To do: Produce an exact transcription of the listing below, omitting the pictures.

Data lines:
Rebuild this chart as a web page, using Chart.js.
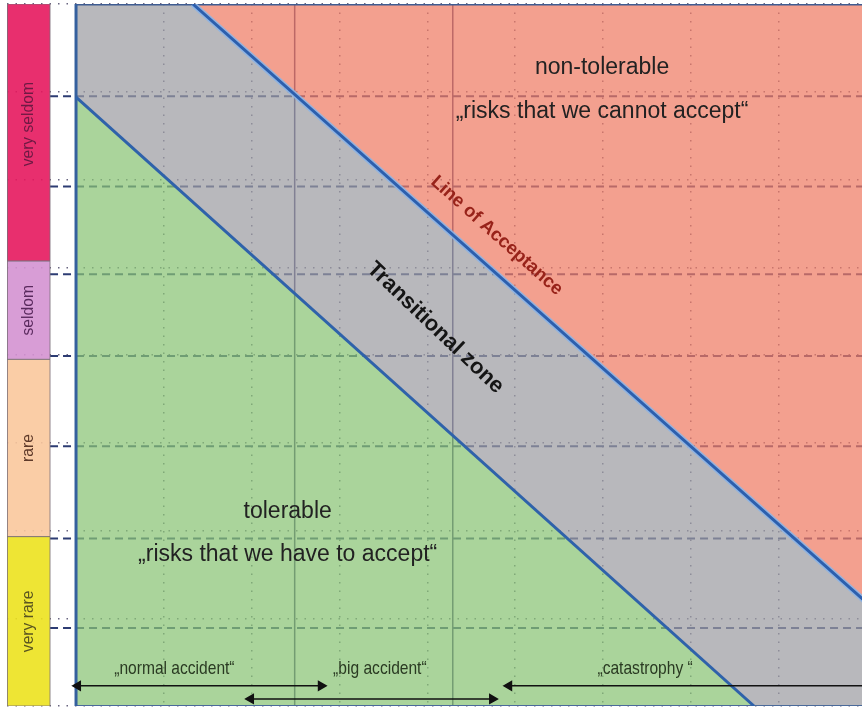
<!DOCTYPE html>
<html>
<head>
<meta charset="utf-8">
<script src="https://cdn.jsdelivr.net/npm/chart.js@4"></script>
<style>
  body { margin: 0; background: #fff; }
  #wrap { width: 862px; height: 708px; }
</style>
</head>
<body>
<div id="wrap"><canvas id="riskChart"></canvas></div>
<script>
// x = extent of damage, y = frequency, both in grid units
const gridX = [1, 2, 3, 4, 5, 6, 7, 8];
const gridY = [0, 1, 2, 3, 4, 5, 6, 7, 8];
const frequencyLabels = ['very rare', 'rare', 'seldom', 'very seldom'];
const frequencyBounds = [0, 1.93, 3.95, 5.07, 8];
const acceptanceLine = [{ x: 1.33, y: 8 }, { x: 9, y: 1.18 }];
const toleranceLine = [{ x: 0, y: 6.94 }, { x: 7.72, y: 0 }];
const dashedLevels = [6.95, 5.92, 4.92, 3.99, 2.96, 1.91, 0.89];
const dividerX = [2.49, 4.29];
const accidentLabels = ['„normal accident“', '„big accident“', '„catastrophy “'];
const accidentFrom = [0.02, 1.99, 4.93];
const accidentTo = [2.79, 4.74, 9];
const accidentRow = [0.23, 0.08, 0.23];

const X_MIN = -0.786, X_MAX = 8.95;
const BAR_LEFT = -0.786, BAR_RIGHT = -0.296;

const bandColors = ['rgba(236,226,30,0.9)', 'rgba(249,200,156,0.9)', 'rgba(212,146,210,0.9)', 'rgba(230,24,94,0.9)'];
const bandText = ['#5a5520', '#5e3a2a', '#5a2a5e', '#6e1a44'];

function poly(points, color, order, border) {
  return {
    data: points.concat([points[0]]),
    fill: 'shape',
    backgroundColor: color,
    borderColor: border || 'rgba(0,0,0,0)',
    borderWidth: border ? 1 : 0,
    pointRadius: 0,
    order: order
  };
}

function line(points, color, width, order, dash) {
  return {
    data: points,
    fill: false,
    borderColor: color,
    borderWidth: width,
    borderDash: dash || [],
    pointRadius: 0,
    order: order
  };
}

const datasets = [];

// dashed frequency levels (under the translucent zones)
dashedLevels.forEach(v => {
  datasets.push(line([{ x: BAR_RIGHT, y: v }, { x: 9, y: v }], 'rgb(45,60,115)', 2, 90, [8, 5]));
});
// thin solid dividers
dividerX.forEach(v => {
  datasets.push(line([{ x: v, y: 0 }, { x: v, y: 8 }], 'rgb(60,55,110)', 1.5, 90));
});

// zones
datasets.push(poly([{ x: 0, y: 8 }, acceptanceLine[0], acceptanceLine[1], { x: 9, y: 0 }, toleranceLine[1], toleranceLine[0]],
  'rgba(156,156,162,0.72)', 80));
datasets.push(poly([acceptanceLine[0], { x: 9, y: 8 }, acceptanceLine[1]], 'rgba(238,124,100,0.72)', 80));
datasets.push(poly([toleranceLine[0], toleranceLine[1], { x: 0, y: 0 }], 'rgba(137,196,116,0.72)', 80));

// frequency colour bar
frequencyLabels.forEach((lbl, i) => {
  const lo = frequencyBounds[i], hi = frequencyBounds[i + 1];
  datasets.push(poly([{ x: BAR_LEFT, y: lo }, { x: BAR_RIGHT, y: lo }, { x: BAR_RIGHT, y: hi }, { x: BAR_LEFT, y: hi }],
    bandColors[i], 70, 'rgba(120,110,120,0.8)'));
});

// borders and the two boundary lines
datasets.push(line([{ x: 0, y: 0 }, { x: 0, y: 8 }], '#35609e', 3, 40));
datasets.push(line([{ x: 0, y: 8 }, { x: 9, y: 8 }], '#3e5c92', 3, 40));
datasets.push(line([{ x: 0, y: 0 }, { x: 9, y: 0 }], '#4a6a9a', 2, 40));
datasets.push(line(toleranceLine, '#2f62aa', 3, 30));
datasets.push(line(acceptanceLine, 'rgba(140,180,230,0.9)', 6, 31));
datasets.push(line(acceptanceLine, '#2c5fae', 3, 30));

// accident range arrows
accidentLabels.forEach((lbl, i) => {
  datasets.push({
    data: [{ x: accidentFrom[i], y: accidentRow[i] }, { x: accidentTo[i], y: accidentRow[i] }],
    fill: false,
    borderColor: '#111',
    borderWidth: 1.5,
    pointStyle: 'triangle',
    pointRadius: 5,
    pointRotation: [-90, 90],
    pointBackgroundColor: '#111',
    pointBorderColor: '#111',
    order: 10
  });
});

const textPlugin = {
  id: 'riskText',
  afterDatasetsDraw(chart) {
    const { ctx } = chart;
    const sx = chart.scales.x, sy = chart.scales.y;
    const put = (str, vx, vy, font, color, angle, squeeze) => {
      ctx.save();
      ctx.translate(sx.getPixelForValue(vx), sy.getPixelForValue(vy));
      ctx.rotate(angle || 0);
      if (squeeze) ctx.scale(squeeze, 1);
      ctx.font = font;
      ctx.fillStyle = color;
      ctx.textAlign = 'center';
      ctx.textBaseline = 'middle';
      ctx.fillText(str, 0, 0);
      ctx.restore();
    };
    const slope = pts => Math.atan2(
      sy.getPixelForValue(pts[1].y) - sy.getPixelForValue(pts[0].y),
      sx.getPixelForValue(pts[1].x) - sx.getPixelForValue(pts[0].x));

    const big = '23px "Liberation Sans", Arial, sans-serif';
    put('non-tolerable', 5.99, 7.27, big, '#222');
    put('„risks that we cannot accept“', 5.99, 6.77, big, '#222');
    put('tolerable', 2.41, 2.22, big, '#222');
    put('„risks that we have to accept“', 2.41, 1.73, big, '#222');
    put('Line of Acceptance', 4.79, 5.36, 'bold 18.5px "Liberation Sans", Arial, sans-serif', '#98231a', slope(acceptanceLine));
    put('Transitional zone', 4.09, 4.31, 'bold 22px "Liberation Sans", Arial, sans-serif', '#151515', slope(toleranceLine) + 0.03);

    const labelX = [1.12, 3.46, 6.48];
    accidentLabels.forEach((lbl, i) => {
      put(lbl, labelX[i], 0.43, '19px "Liberation Sans", Arial, sans-serif', '#2a3a22', 0, 0.82);
    });

    const labelY = [0.965, 2.94, 4.51, 6.63];
    frequencyLabels.forEach((lbl, i) => {
      put(lbl, (BAR_LEFT + BAR_RIGHT) / 2, labelY[i], '17px "Liberation Sans", Arial, sans-serif', bandText[i], -Math.PI / 2, 0.92);
    });
  }
};

new Chart(document.getElementById('riskChart'), {
  type: 'line',
  data: { datasets: datasets },
  options: {
    responsive: true,
    maintainAspectRatio: false,
    animation: false,
    layout: { autoPadding: false, padding: { left: 7, top: 4, right: 0, bottom: 2 } },
    plugins: { legend: { display: false }, tooltip: { enabled: false } },
    elements: { line: { tension: 0 } },
    scales: {
      x: {
        type: 'linear',
        min: X_MIN,
        max: X_MAX,
        afterBuildTicks: s => { s.ticks = gridX.map(v => ({ value: v })); },
        afterFit: s => { s.height = 0; s.paddingLeft = 0; s.paddingRight = 0; },
        ticks: { display: false },
        grid: { color: 'rgba(55,50,85,0.75)', lineWidth: 1.5, drawTicks: false },
        border: { display: false, dash: [1.5, 7] }
      },
      y: {
        type: 'linear',
        min: 0,
        max: 8,
        afterBuildTicks: s => { s.ticks = gridY.map(v => ({ value: v })); },
        afterFit: s => { s.width = 0; s.paddingTop = 0; s.paddingBottom = 0; },
        ticks: { display: false },
        grid: { color: 'rgba(55,50,85,0.75)', lineWidth: 1.5, drawTicks: false },
        border: { display: false, dash: [1.5, 7] }
      }
    }
  },
  plugins: [textPlugin]
});
</script>
</body>
</html>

Full output:
Rebuild this chart as a web page, using Chart.js.
<!DOCTYPE html>
<html>
<head>
<meta charset="utf-8">
<script src="https://cdn.jsdelivr.net/npm/chart.js@4"></script>
<style>
  body { margin: 0; background: #fff; }
  #wrap { width: 862px; height: 708px; }
</style>
</head>
<body>
<div id="wrap"><canvas id="riskChart"></canvas></div>
<script>
// x = extent of damage, y = frequency, both in grid units
const gridX = [1, 2, 3, 4, 5, 6, 7, 8];
const gridY = [0, 1, 2, 3, 4, 5, 6, 7, 8];
const frequencyLabels = ['very rare', 'rare', 'seldom', 'very seldom'];
const frequencyBounds = [0, 1.93, 3.95, 5.07, 8];
const acceptanceLine = [{ x: 1.33, y: 8 }, { x: 9, y: 1.18 }];
const toleranceLine = [{ x: 0, y: 6.94 }, { x: 7.72, y: 0 }];
const dashedLevels = [6.95, 5.92, 4.92, 3.99, 2.96, 1.91, 0.89];
const dividerX = [2.49, 4.29];
const accidentLabels = ['„normal accident“', '„big accident“', '„catastrophy “'];
const accidentFrom = [0.02, 1.99, 4.93];
const accidentTo = [2.79, 4.74, 9];
const accidentRow = [0.23, 0.08, 0.23];

const X_MIN = -0.786, X_MAX = 8.95;
const BAR_LEFT = -0.786, BAR_RIGHT = -0.296;

const bandColors = ['rgba(236,226,30,0.9)', 'rgba(249,200,156,0.9)', 'rgba(212,146,210,0.9)', 'rgba(230,24,94,0.9)'];
const bandText = ['#5a5520', '#5e3a2a', '#5a2a5e', '#6e1a44'];

function poly(points, color, order, border) {
  return {
    data: points.concat([points[0]]),
    fill: 'shape',
    backgroundColor: color,
    borderColor: border || 'rgba(0,0,0,0)',
    borderWidth: border ? 1 : 0,
    pointRadius: 0,
    order: order
  };
}

function line(points, color, width, order, dash) {
  return {
    data: points,
    fill: false,
    borderColor: color,
    borderWidth: width,
    borderDash: dash || [],
    pointRadius: 0,
    order: order
  };
}

const datasets = [];

// dashed frequency levels (under the translucent zones)
dashedLevels.forEach(v => {
  datasets.push(line([{ x: BAR_RIGHT, y: v }, { x: 9, y: v }], 'rgb(45,60,115)', 2, 90, [8, 5]));
});
// thin solid dividers
dividerX.forEach(v => {
  datasets.push(line([{ x: v, y: 0 }, { x: v, y: 8 }], 'rgb(60,55,110)', 1.5, 90));
});

// zones
datasets.push(poly([{ x: 0, y: 8 }, acceptanceLine[0], acceptanceLine[1], { x: 9, y: 0 }, toleranceLine[1], toleranceLine[0]],
  'rgba(156,156,162,0.72)', 80));
datasets.push(poly([acceptanceLine[0], { x: 9, y: 8 }, acceptanceLine[1]], 'rgba(238,124,100,0.72)', 80));
datasets.push(poly([toleranceLine[0], toleranceLine[1], { x: 0, y: 0 }], 'rgba(137,196,116,0.72)', 80));

// frequency colour bar
frequencyLabels.forEach((lbl, i) => {
  const lo = frequencyBounds[i], hi = frequencyBounds[i + 1];
  datasets.push(poly([{ x: BAR_LEFT, y: lo }, { x: BAR_RIGHT, y: lo }, { x: BAR_RIGHT, y: hi }, { x: BAR_LEFT, y: hi }],
    bandColors[i], 70, 'rgba(120,110,120,0.8)'));
});

// borders and the two boundary lines
datasets.push(line([{ x: 0, y: 0 }, { x: 0, y: 8 }], '#35609e', 3, 40));
datasets.push(line([{ x: 0, y: 8 }, { x: 9, y: 8 }], '#3e5c92', 3, 40));
datasets.push(line([{ x: 0, y: 0 }, { x: 9, y: 0 }], '#4a6a9a', 2, 40));
datasets.push(line(toleranceLine, '#2f62aa', 3, 30));
datasets.push(line(acceptanceLine, 'rgba(140,180,230,0.9)', 6, 31));
datasets.push(line(acceptanceLine, '#2c5fae', 3, 30));

// accident range arrows
accidentLabels.forEach((lbl, i) => {
  datasets.push({
    data: [{ x: accidentFrom[i], y: accidentRow[i] }, { x: accidentTo[i], y: accidentRow[i] }],
    fill: false,
    borderColor: '#111',
    borderWidth: 1.5,
    pointStyle: 'triangle',
    pointRadius: 5,
    pointRotation: [-90, 90],
    pointBackgroundColor: '#111',
    pointBorderColor: '#111',
    order: 10
  });
});

const textPlugin = {
  id: 'riskText',
  afterDatasetsDraw(chart) {
    const { ctx } = chart;
    const sx = chart.scales.x, sy = chart.scales.y;
    const put = (str, vx, vy, font, color, angle, squeeze) => {
      ctx.save();
      ctx.translate(sx.getPixelForValue(vx), sy.getPixelForValue(vy));
      ctx.rotate(angle || 0);
      if (squeeze) ctx.scale(squeeze, 1);
      ctx.font = font;
      ctx.fillStyle = color;
      ctx.textAlign = 'center';
      ctx.textBaseline = 'middle';
      ctx.fillText(str, 0, 0);
      ctx.restore();
    };
    const slope = pts => Math.atan2(
      sy.getPixelForValue(pts[1].y) - sy.getPixelForValue(pts[0].y),
      sx.getPixelForValue(pts[1].x) - sx.getPixelForValue(pts[0].x));

    const big = '23px "Liberation Sans", Arial, sans-serif';
    put('non-tolerable', 5.99, 7.27, big, '#222');
    put('„risks that we cannot accept“', 5.99, 6.77, big, '#222');
    put('tolerable', 2.41, 2.22, big, '#222');
    put('„risks that we have to accept“', 2.41, 1.73, big, '#222');
    put('Line of Acceptance', 4.79, 5.36, 'bold 18.5px "Liberation Sans", Arial, sans-serif', '#98231a', slope(acceptanceLine));
    put('Transitional zone', 4.09, 4.31, 'bold 22px "Liberation Sans", Arial, sans-serif', '#151515', slope(toleranceLine) + 0.03);

    const labelX = [1.12, 3.46, 6.48];
    accidentLabels.forEach((lbl, i) => {
      put(lbl, labelX[i], 0.43, '19px "Liberation Sans", Arial, sans-serif', '#2a3a22', 0, 0.82);
    });

    const labelY = [0.965, 2.94, 4.51, 6.63];
    frequencyLabels.forEach((lbl, i) => {
      put(lbl, (BAR_LEFT + BAR_RIGHT) / 2, labelY[i], '17px "Liberation Sans", Arial, sans-serif', bandText[i], -Math.PI / 2, 0.92);
    });
  }
};

new Chart(document.getElementById('riskChart'), {
  type: 'line',
  data: { datasets: datasets },
  options: {
    responsive: true,
    maintainAspectRatio: false,
    animation: false,
    layout: { autoPadding: false, padding: { left: 7, top: 4, right: 0, bottom: 2 } },
    plugins: { legend: { display: false }, tooltip: { enabled: false } },
    elements: { line: { tension: 0 } },
    scales: {
      x: {
        type: 'linear',
        min: X_MIN,
        max: X_MAX,
        afterBuildTicks: s => { s.ticks = gridX.map(v => ({ value: v })); },
        afterFit: s => { s.height = 0; s.paddingLeft = 0; s.paddingRight = 0; },
        ticks: { display: false },
        grid: { color: 'rgba(55,50,85,0.75)', lineWidth: 1.5, drawTicks: false },
        border: { display: false, dash: [1.5, 7] }
      },
      y: {
        type: 'linear',
        min: 0,
        max: 8,
        afterBuildTicks: s => { s.ticks = gridY.map(v => ({ value: v })); },
        afterFit: s => { s.width = 0; s.paddingTop = 0; s.paddingBottom = 0; },
        ticks: { display: false },
        grid: { color: 'rgba(55,50,85,0.75)', lineWidth: 1.5, drawTicks: false },
        border: { display: false, dash: [1.5, 7] }
      }
    }
  },
  plugins: [textPlugin]
});
</script>
</body>
</html>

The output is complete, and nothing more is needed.